Bri­an Bur­ton first sur­faced under the moniker Dan­ger Mouse in 2004 with The Grey Album, his mash-up of The Bea­t­les’ White and Jay‑Z’s Black albums. He fol­lowed that up by form­ing Gnarls Barkley with Cee Lo Green, and their debut sin­gle Crazy went, as they say, glob­al. But like the dog and a cer­tain part of its anato­my, the only rea­son he but briefly indulged in that kind of wal­let stroking was because he could.

Since then, he has instead gone about pro­duc­ing some of the most qui­et­ly impres­sive albums of the last five years or so. First up was Demon Days, the sec­ond and best Goril­laz album. Then there was Beck’s Mod­ern Guilt, and The Black Keys’ fifth album Attack and Release, plus the hit sin­gle Tight­en Up from their next and best album, Broth­ers. And any day now he’ll be steer­ing the lat­est U2 album into view.

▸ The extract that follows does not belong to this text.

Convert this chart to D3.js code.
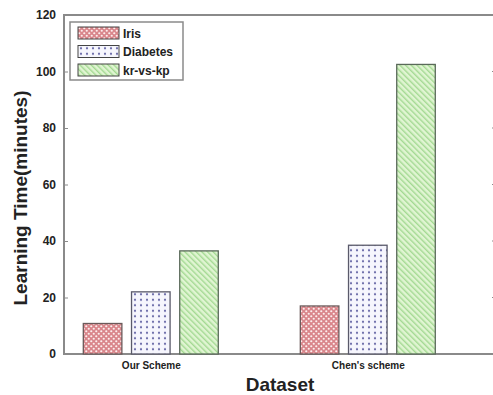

But the most sub­stan­tial of the many projects he’s been involved with was Dark Night Of The Soul, his col­lab­o­ra­tion with David Lynch and Sparkle­horse, aka Mark Link­ous, who sad­ly com­mit­ted sui­cide in 2010. Despite a bewil­der­ing array of guest vocal­ists, rang­ing from Wayne Coyne, Black Fran­cis and Iggy Pop to Nina Pers­son and Suzanne Vega, the music and lyrics that DM and Link­ous glue the album togeth­er with give it an aus­tere yet inti­mate­ly invit­ing aura, mak­ing it a painful tes­ta­ment to the latter’s short-lived but sump­tu­ous tal­ents

If Dark Night Of The Soul is the musi­cal equiv­a­lent of Bergman, Rome is pure Ser­gio Leone. Lis­ten­ing to tracks like Theme Of Rome (1), Roman Blue (6) and The Gam­bling Priest (8) it’s impos­si­ble not to feel your­self shuf­fling war­i­ly in on your horse as you arrive at a dust-laden, dead­beat town on the out­skirts of Andalu­cia, cir­ca 1968, watched in a haze of sus­pi­cion by its few inhab­i­tants, before leav­ing again to the tune of Morn­ing Fog (12).

The five years that the album was in the mak­ing seem entire­ly appro­pri­ate giv­en the lan­guid cin­e­mat­ic dream­scape that the album evokes. And the choice of Jack White and Norah Jones as guest vocal­ists does noth­ing to dis­pel the sense that the whole thing was record­ed on vinyl, by retro heads in vin­tage threads. Which is only as it should be, as they’re backed by the Can­tori Mod­erni choir, the musi­cians orig­i­nal­ly respon­si­ble for real­iz­ing Ennio Morricone’s score for The Good, The Bad and The Ugly. Lup­pi and DM suc­ceed­ed in reassem­bling them at the Forum Stu­dios in Rome, hence the name, feel and mood of the album.

When you dis­cov­er that long-for­got­ten bot­tle of beer at the back of your fridge in the small hours of a lazy, hazy summer’s morn­ing, this is the sound­track you’ll be reach­ing for as you go in search of the matches.